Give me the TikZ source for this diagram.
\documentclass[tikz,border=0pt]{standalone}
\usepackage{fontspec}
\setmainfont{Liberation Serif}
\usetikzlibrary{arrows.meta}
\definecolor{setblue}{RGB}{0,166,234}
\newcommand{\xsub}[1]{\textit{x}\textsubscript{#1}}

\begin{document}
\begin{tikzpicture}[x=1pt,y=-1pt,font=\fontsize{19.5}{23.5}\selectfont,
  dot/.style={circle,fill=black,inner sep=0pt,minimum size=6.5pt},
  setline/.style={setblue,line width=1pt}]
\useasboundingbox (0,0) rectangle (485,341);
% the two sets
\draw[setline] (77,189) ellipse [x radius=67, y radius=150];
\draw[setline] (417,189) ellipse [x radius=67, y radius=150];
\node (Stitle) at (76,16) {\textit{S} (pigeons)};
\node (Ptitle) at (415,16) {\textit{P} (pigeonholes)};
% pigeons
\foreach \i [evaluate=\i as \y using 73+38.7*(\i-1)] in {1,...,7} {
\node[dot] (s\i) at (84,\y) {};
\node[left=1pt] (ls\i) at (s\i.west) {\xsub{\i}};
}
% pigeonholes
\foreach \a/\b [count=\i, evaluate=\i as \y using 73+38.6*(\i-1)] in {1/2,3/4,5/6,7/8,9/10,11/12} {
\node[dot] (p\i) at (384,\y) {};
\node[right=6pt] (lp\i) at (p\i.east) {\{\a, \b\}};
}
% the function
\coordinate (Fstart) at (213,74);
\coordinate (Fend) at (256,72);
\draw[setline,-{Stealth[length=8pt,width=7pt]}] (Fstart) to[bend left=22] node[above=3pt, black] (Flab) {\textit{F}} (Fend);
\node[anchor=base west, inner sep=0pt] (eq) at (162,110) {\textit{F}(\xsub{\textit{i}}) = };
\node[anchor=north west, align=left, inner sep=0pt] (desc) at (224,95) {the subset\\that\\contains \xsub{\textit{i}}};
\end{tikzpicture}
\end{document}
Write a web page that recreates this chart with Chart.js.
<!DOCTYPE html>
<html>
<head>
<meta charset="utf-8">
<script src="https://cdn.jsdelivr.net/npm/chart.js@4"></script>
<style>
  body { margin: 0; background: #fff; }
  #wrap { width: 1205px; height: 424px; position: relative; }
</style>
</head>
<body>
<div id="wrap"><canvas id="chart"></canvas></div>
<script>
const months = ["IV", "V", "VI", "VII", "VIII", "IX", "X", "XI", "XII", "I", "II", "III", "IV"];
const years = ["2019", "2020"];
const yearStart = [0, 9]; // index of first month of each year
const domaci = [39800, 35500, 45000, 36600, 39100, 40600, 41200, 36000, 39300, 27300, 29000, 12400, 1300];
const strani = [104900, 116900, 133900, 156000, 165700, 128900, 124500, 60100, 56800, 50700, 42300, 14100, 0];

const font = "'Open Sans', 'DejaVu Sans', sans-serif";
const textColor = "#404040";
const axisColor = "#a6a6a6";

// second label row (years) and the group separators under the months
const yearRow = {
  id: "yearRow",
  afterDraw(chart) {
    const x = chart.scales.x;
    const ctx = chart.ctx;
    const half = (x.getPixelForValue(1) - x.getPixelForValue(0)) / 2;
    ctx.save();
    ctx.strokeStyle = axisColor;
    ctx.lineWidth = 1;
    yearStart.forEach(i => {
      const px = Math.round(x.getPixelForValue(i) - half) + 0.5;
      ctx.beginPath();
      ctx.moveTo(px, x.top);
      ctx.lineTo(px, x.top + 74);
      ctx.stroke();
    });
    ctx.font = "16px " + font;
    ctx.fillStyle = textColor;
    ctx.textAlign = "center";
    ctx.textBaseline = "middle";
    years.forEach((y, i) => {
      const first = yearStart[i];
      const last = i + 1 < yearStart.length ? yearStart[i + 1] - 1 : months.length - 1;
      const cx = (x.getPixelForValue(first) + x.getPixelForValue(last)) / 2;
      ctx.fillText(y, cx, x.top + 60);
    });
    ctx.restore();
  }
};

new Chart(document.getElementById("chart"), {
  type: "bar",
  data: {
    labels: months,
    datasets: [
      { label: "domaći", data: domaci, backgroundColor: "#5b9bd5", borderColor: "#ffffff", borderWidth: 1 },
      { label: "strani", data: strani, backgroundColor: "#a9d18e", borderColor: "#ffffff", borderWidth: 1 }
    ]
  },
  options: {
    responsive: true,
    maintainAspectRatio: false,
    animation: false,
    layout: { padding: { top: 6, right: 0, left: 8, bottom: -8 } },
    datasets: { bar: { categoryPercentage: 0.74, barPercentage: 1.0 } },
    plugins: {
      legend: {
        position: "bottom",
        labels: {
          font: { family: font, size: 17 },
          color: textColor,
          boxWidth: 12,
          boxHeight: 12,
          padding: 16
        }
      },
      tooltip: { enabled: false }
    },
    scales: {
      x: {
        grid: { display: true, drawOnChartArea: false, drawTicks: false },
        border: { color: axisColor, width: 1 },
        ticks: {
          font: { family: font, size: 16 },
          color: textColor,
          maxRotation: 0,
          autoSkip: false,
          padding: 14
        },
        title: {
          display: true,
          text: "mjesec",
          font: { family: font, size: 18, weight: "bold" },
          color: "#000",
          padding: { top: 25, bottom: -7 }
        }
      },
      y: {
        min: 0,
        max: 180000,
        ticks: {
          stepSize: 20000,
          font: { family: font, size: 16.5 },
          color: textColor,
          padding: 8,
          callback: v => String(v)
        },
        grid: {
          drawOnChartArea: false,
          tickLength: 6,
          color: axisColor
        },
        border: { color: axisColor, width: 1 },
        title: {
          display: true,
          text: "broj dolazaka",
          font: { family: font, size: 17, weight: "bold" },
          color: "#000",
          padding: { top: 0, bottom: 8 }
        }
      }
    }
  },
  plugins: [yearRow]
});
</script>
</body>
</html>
--------------------------------------------------
Note how many lines in the material hold the word "this", and give that number with nothing added.

2